Background information
- Born: Howard Stanley Beverly December 6, 1946 Philadelphia, Pennsylvania, U.S.
- Died: September 10, 2024 (aged 77)
- Genres: R&B; soul; funk; Philadelphia soul;
- Occupations: Singer; musician; songwriter; record producer;
- Instruments: Vocals; guitar; piano;
- Years active: 1963–2024
- Formerly of: Maze

= Frankie Beverly =

American singer (1946–2024)

Howard Stanley Beverly (December 6, 1946 – September 10, 2024), known as Frankie Beverly, was an American singer, songwriter, and producer known primarily for his recordings with Maze, the soul and funk band. He formed Maze, originally called Raw Soul, in his hometown of Philadelphia in 1970. After Maze moved to San Francisco and was introduced to Marvin Gaye, they released nine gold albums creating a large and devoted following.

==Early life and career==
Howard Stanley Beverly was born in Philadelphia and began singing gospel music as a schoolboy in a local church. He grew up in the East Germantown section of the city and was a graduate of Germantown High School (now defunct).

As a teenager, he formed The Blenders, a short-lived a cappella doo-wop group which was influenced by the Dells, the Moonglows, and the Del Vikings. After the group dissolved, he started the Butlers in 1963 (which later became Frankie Beverly and the Butlers). It was the first group with which he recorded. In 1967, he cut "If That's What You Wanted", which became a Northern soul standard. The group caught the attention of record producer Kenny Gamble, who eventually released their recordings.

Music performed by The Butlers did not fit into the "Philly Sound" and after heavy touring, the group went to San Francisco. The unit was re-christened as Raw Soul and Marvin Gaye's sister-in-law noticed them. Gaye featured them as an opening act at his shows and convinced Beverly to change the band's name to Maze. The group's popularity was enhanced considerably in the UK by Greg Edwards, a Grenadian DJ in North West England and Robbie Vincent, a London DJ in the late 1970s and early 1980s when they performed live at Lyceum Ballroom in London for broadcast on Capital Radio. They are best known there for their UK No. 57 hit single "Joy and Pain".

In 2019, Beverly's hit single with Maze, "Before I Let Go" was covered by Beyoncé as a bonus track on her fifth live album Homecoming: The Live Album. Beverly told Billboard that the cover was "one of the high points of (his) life... in a class of its own" and it made him "feel bigger than ever! I feel like I have a huge smash out there." Keith Washington also covered "Before I Let Go", renamed, "We Need to Talk Before I Let Go", on his album "You Make it Easy" album in 1993.

==Style==
Beverly's onstage attire (all white custom-designed and made casual clothing including slacks, a long-sleeved shirt, and a baseball cap) became his signature dress style over the years. It was a tradition for the audience to wear all white to the concerts in honor of the group.

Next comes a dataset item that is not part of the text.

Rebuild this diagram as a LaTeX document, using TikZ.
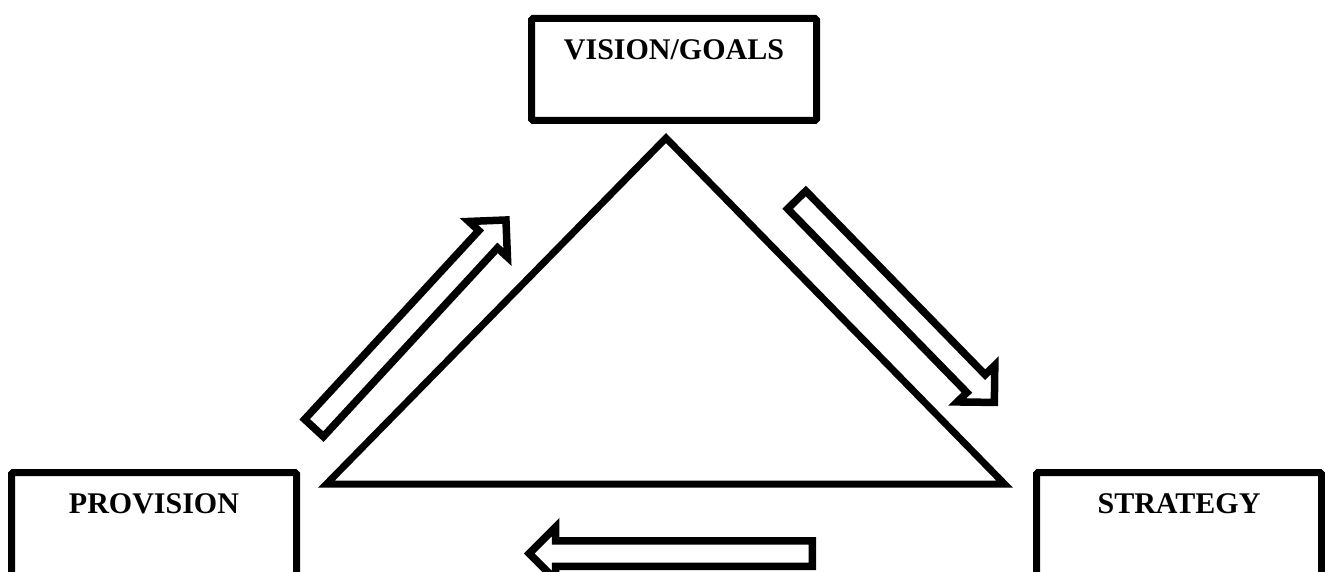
\documentclass[tikz,border=0pt]{standalone}
\usepackage{fontspec}
\setmainfont{Liberation Serif}
\usetikzlibrary{shapes.arrows}
\begin{document}
\begin{tikzpicture}[x=1pt,y=-1pt,
  box/.style={draw=black, line width=7pt, rounded corners=1.5pt, minimum width=285pt, inner sep=0pt},
  lbl/.style={font=\fontsize{30}{36}\selectfont\bfseries, inner sep=0pt, anchor=base},
  blockarrow/.style={single arrow, draw=black, fill=white, line width=7.5pt, inner sep=9pt,
    minimum width=0pt, single arrow head extend=13.5pt, single arrow tip angle=90,
    minimum height=283pt, anchor=tail},
  triline/.style={draw=black, line width=7pt}
]
\useasboundingbox (0,0) rectangle (1325,572);
\clip (0,0) rectangle (1325,572);
\fill[white] (0,0) rectangle (1325,572);

% boxes
\node[box, minimum height=102pt] (vision) at (674,69.5) {};
\node[box, minimum height=128pt] (provision) at (154,536.5) {};
\node[box, minimum height=128pt] (strategy) at (1179,536.5) {};
\node[lbl] (tv) at (674,60) {VISION/GOALS};
\node[lbl] (tp) at (154,513) {PROVISION};
\node[lbl] (ts) at (1179,513) {STRATEGY};

% triangle
\coordinate (apex) at (666,138);
\coordinate (bl) at (326.5,484);
\coordinate (br) at (1004.5,484);
\draw[triline] (apex) -- (br) -- (bl) -- cycle;

% block arrows
\node[blockarrow, rotate=47.3] (a1) at (311.5,430.7) {};
\node[blockarrow, rotate=-45.7] (a2) at (794.1,197.2) {};
\node[blockarrow, rotate=180] (a3) at (816,553.5) {};
\end{tikzpicture}
\end{document}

His son, Anthony, who toured as a drummer with Maze, along with his former wife, entertainment attorney Heather Beverly, organized a tribute album to Anthony's father called 'Silky Soul Music: An All-Star Tribute to Maze Featuring Frankie Beverly' in 2009. They founded the Brantera, a record label, as an homage to Maze's music. Mary J. Blige, Kenneth Brian Edmonds (Babyface), and Mint Condition were among the artists taking part in performing on the album.

==Death==
Frankie Beverly died on September 10, 2024, at the age of 77.

== Honors ==
In 2006, Beverly received the Rhythm and Blues Foundation Pioneer Award. At the BET Awards 2012, he received a Lifetime Achievement Award. On February 25, 2024, he received a TV One Urban One Honors Living Legend Award. On March 14, 2024, he received the NAACP Image Awards Lifetime Achievement Award. On May 18, 2024, Philadelphia City Council named the street in Germantown, Philadelphia on which Beverly grew up in his honor.

On October 6, 2024, he was inducted into the National Rhythm & Blues Hall of Fame. On February 1, 2025, Beverly received the Grammy Lifetime Achievement Award joining other recipients including Prince, the Clash, Frankie Valli, Taj Mahal, and Roxanne Shante.